---------- Given material ----------

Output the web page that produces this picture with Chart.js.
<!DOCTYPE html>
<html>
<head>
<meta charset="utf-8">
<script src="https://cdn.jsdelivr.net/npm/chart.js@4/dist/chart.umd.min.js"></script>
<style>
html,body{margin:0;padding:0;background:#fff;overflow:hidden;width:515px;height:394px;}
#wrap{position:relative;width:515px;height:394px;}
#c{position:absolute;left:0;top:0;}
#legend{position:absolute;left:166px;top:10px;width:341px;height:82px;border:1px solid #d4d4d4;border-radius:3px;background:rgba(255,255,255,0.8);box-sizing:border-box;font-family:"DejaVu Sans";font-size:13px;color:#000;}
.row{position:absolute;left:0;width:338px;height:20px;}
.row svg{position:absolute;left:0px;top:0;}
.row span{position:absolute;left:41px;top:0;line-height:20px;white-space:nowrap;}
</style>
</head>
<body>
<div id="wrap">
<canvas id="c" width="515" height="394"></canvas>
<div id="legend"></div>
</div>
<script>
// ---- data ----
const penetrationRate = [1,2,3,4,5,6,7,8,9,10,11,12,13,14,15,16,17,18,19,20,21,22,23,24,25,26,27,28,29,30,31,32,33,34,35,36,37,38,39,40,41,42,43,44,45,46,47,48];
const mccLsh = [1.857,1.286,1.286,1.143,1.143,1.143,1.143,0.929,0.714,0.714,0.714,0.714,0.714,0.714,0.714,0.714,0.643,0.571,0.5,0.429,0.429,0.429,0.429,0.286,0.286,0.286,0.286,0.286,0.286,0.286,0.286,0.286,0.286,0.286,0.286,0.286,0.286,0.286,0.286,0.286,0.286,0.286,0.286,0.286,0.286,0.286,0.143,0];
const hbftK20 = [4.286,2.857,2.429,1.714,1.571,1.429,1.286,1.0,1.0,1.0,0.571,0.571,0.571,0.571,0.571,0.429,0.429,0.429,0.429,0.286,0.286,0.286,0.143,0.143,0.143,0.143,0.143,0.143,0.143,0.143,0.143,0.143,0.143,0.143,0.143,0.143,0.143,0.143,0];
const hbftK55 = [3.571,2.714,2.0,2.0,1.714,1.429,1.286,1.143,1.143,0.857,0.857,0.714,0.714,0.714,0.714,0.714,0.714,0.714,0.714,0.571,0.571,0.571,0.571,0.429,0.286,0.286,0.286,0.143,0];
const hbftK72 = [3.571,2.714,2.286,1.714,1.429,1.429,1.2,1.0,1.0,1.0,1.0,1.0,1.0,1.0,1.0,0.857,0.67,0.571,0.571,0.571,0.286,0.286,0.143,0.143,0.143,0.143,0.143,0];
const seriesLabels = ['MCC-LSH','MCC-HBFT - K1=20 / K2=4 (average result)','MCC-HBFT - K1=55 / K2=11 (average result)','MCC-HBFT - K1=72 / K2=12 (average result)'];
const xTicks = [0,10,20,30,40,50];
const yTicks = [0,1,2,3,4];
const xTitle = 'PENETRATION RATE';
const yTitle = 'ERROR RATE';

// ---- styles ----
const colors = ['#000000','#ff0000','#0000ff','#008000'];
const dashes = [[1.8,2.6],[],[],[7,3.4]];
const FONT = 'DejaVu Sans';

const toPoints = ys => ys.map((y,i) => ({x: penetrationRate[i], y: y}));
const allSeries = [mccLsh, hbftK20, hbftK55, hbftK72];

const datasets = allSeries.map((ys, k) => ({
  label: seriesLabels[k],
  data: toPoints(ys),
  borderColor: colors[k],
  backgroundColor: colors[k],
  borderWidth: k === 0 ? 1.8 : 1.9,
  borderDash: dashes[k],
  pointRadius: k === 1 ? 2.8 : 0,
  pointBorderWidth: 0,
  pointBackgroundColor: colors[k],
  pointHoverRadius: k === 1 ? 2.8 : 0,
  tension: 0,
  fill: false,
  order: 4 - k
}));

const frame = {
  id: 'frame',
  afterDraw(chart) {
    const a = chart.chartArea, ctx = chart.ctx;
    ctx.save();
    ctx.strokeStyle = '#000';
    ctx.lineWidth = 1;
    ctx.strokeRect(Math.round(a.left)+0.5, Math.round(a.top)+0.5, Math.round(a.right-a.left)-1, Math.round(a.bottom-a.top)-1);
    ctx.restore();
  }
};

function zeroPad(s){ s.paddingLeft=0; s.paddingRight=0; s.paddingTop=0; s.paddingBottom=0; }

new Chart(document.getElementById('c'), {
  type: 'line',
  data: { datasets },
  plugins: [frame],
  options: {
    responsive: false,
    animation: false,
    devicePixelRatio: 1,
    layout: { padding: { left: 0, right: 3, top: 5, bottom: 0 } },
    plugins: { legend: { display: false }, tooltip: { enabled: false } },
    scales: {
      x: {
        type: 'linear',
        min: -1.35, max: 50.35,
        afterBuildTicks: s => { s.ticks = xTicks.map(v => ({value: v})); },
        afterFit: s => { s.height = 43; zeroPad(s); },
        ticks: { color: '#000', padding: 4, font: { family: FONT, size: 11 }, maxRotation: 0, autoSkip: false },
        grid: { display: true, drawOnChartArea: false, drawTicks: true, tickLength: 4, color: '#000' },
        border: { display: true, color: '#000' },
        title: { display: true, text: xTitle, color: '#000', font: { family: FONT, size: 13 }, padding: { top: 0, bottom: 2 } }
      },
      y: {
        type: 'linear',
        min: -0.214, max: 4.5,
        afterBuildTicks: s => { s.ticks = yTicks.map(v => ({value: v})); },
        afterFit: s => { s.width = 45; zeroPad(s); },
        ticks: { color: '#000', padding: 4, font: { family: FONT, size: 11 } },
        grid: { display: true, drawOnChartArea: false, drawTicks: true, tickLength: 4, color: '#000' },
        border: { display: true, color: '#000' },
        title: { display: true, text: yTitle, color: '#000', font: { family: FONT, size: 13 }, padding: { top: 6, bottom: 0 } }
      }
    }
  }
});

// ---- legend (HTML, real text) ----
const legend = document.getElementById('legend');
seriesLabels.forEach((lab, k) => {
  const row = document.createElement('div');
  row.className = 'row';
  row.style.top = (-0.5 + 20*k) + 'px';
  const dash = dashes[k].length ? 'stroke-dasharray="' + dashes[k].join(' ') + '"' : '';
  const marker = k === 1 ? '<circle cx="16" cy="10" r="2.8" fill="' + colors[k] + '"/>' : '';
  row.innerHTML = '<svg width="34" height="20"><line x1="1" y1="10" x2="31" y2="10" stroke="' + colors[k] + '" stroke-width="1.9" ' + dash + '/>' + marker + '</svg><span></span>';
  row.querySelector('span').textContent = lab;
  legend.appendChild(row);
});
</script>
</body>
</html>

----------

Copy out the full material exactly as it appears.

Output the web page that produces this picture with Chart.js.
<!DOCTYPE html>
<html>
<head>
<meta charset="utf-8">
<script src="https://cdn.jsdelivr.net/npm/chart.js@4/dist/chart.umd.min.js"></script>
<style>
html,body{margin:0;padding:0;background:#fff;overflow:hidden;width:515px;height:394px;}
#wrap{position:relative;width:515px;height:394px;}
#c{position:absolute;left:0;top:0;}
#legend{position:absolute;left:166px;top:10px;width:341px;height:82px;border:1px solid #d4d4d4;border-radius:3px;background:rgba(255,255,255,0.8);box-sizing:border-box;font-family:"DejaVu Sans";font-size:13px;color:#000;}
.row{position:absolute;left:0;width:338px;height:20px;}
.row svg{position:absolute;left:0px;top:0;}
.row span{position:absolute;left:41px;top:0;line-height:20px;white-space:nowrap;}
</style>
</head>
<body>
<div id="wrap">
<canvas id="c" width="515" height="394"></canvas>
<div id="legend"></div>
</div>
<script>
// ---- data ----
const penetrationRate = [1,2,3,4,5,6,7,8,9,10,11,12,13,14,15,16,17,18,19,20,21,22,23,24,25,26,27,28,29,30,31,32,33,34,35,36,37,38,39,40,41,42,43,44,45,46,47,48];
const mccLsh = [1.857,1.286,1.286,1.143,1.143,1.143,1.143,0.929,0.714,0.714,0.714,0.714,0.714,0.714,0.714,0.714,0.643,0.571,0.5,0.429,0.429,0.429,0.429,0.286,0.286,0.286,0.286,0.286,0.286,0.286,0.286,0.286,0.286,0.286,0.286,0.286,0.286,0.286,0.286,0.286,0.286,0.286,0.286,0.286,0.286,0.286,0.143,0];
const hbftK20 = [4.286,2.857,2.429,1.714,1.571,1.429,1.286,1.0,1.0,1.0,0.571,0.571,0.571,0.571,0.571,0.429,0.429,0.429,0.429,0.286,0.286,0.286,0.143,0.143,0.143,0.143,0.143,0.143,0.143,0.143,0.143,0.143,0.143,0.143,0.143,0.143,0.143,0.143,0];
const hbftK55 = [3.571,2.714,2.0,2.0,1.714,1.429,1.286,1.143,1.143,0.857,0.857,0.714,0.714,0.714,0.714,0.714,0.714,0.714,0.714,0.571,0.571,0.571,0.571,0.429,0.286,0.286,0.286,0.143,0];
const hbftK72 = [3.571,2.714,2.286,1.714,1.429,1.429,1.2,1.0,1.0,1.0,1.0,1.0,1.0,1.0,1.0,0.857,0.67,0.571,0.571,0.571,0.286,0.286,0.143,0.143,0.143,0.143,0.143,0];
const seriesLabels = ['MCC-LSH','MCC-HBFT - K1=20 / K2=4 (average result)','MCC-HBFT - K1=55 / K2=11 (average result)','MCC-HBFT - K1=72 / K2=12 (average result)'];
const xTicks = [0,10,20,30,40,50];
const yTicks = [0,1,2,3,4];
const xTitle = 'PENETRATION RATE';
const yTitle = 'ERROR RATE';

// ---- styles ----
const colors = ['#000000','#ff0000','#0000ff','#008000'];
const dashes = [[1.8,2.6],[],[],[7,3.4]];
const FONT = 'DejaVu Sans';

const toPoints = ys => ys.map((y,i) => ({x: penetrationRate[i], y: y}));
const allSeries = [mccLsh, hbftK20, hbftK55, hbftK72];

const datasets = allSeries.map((ys, k) => ({
  label: seriesLabels[k],
  data: toPoints(ys),
  borderColor: colors[k],
  backgroundColor: colors[k],
  borderWidth: k === 0 ? 1.8 : 1.9,
  borderDash: dashes[k],
  pointRadius: k === 1 ? 2.8 : 0,
  pointBorderWidth: 0,
  pointBackgroundColor: colors[k],
  pointHoverRadius: k === 1 ? 2.8 : 0,
  tension: 0,
  fill: false,
  order: 4 - k
}));

const frame = {
  id: 'frame',
  afterDraw(chart) {
    const a = chart.chartArea, ctx = chart.ctx;
    ctx.save();
    ctx.strokeStyle = '#000';
    ctx.lineWidth = 1;
    ctx.strokeRect(Math.round(a.left)+0.5, Math.round(a.top)+0.5, Math.round(a.right-a.left)-1, Math.round(a.bottom-a.top)-1);
    ctx.restore();
  }
};

function zeroPad(s){ s.paddingLeft=0; s.paddingRight=0; s.paddingTop=0; s.paddingBottom=0; }

new Chart(document.getElementById('c'), {
  type: 'line',
  data: { datasets },
  plugins: [frame],
  options: {
    responsive: false,
    animation: false,
    devicePixelRatio: 1,
    layout: { padding: { left: 0, right: 3, top: 5, bottom: 0 } },
    plugins: { legend: { display: false }, tooltip: { enabled: false } },
    scales: {
      x: {
        type: 'linear',
        min: -1.35, max: 50.35,
        afterBuildTicks: s => { s.ticks = xTicks.map(v => ({value: v})); },
        afterFit: s => { s.height = 43; zeroPad(s); },
        ticks: { color: '#000', padding: 4, font: { family: FONT, size: 11 }, maxRotation: 0, autoSkip: false },
        grid: { display: true, drawOnChartArea: false, drawTicks: true, tickLength: 4, color: '#000' },
        border: { display: true, color: '#000' },
        title: { display: true, text: xTitle, color: '#000', font: { family: FONT, size: 13 }, padding: { top: 0, bottom: 2 } }
      },
      y: {
        type: 'linear',
        min: -0.214, max: 4.5,
        afterBuildTicks: s => { s.ticks = yTicks.map(v => ({value: v})); },
        afterFit: s => { s.width = 45; zeroPad(s); },
        ticks: { color: '#000', padding: 4, font: { family: FONT, size: 11 } },
        grid: { display: true, drawOnChartArea: false, drawTicks: true, tickLength: 4, color: '#000' },
        border: { display: true, color: '#000' },
        title: { display: true, text: yTitle, color: '#000', font: { family: FONT, size: 13 }, padding: { top: 6, bottom: 0 } }
      }
    }
  }
});

// ---- legend (HTML, real text) ----
const legend = document.getElementById('legend');
seriesLabels.forEach((lab, k) => {
  const row = document.createElement('div');
  row.className = 'row';
  row.style.top = (-0.5 + 20*k) + 'px';
  const dash = dashes[k].length ? 'stroke-dasharray="' + dashes[k].join(' ') + '"' : '';
  const marker = k === 1 ? '<circle cx="16" cy="10" r="2.8" fill="' + colors[k] + '"/>' : '';
  row.innerHTML = '<svg width="34" height="20"><line x1="1" y1="10" x2="31" y2="10" stroke="' + colors[k] + '" stroke-width="1.9" ' + dash + '/>' + marker + '</svg><span></span>';
  row.querySelector('span').textContent = lab;
  legend.appendChild(row);
});
</script>
</body>
</html>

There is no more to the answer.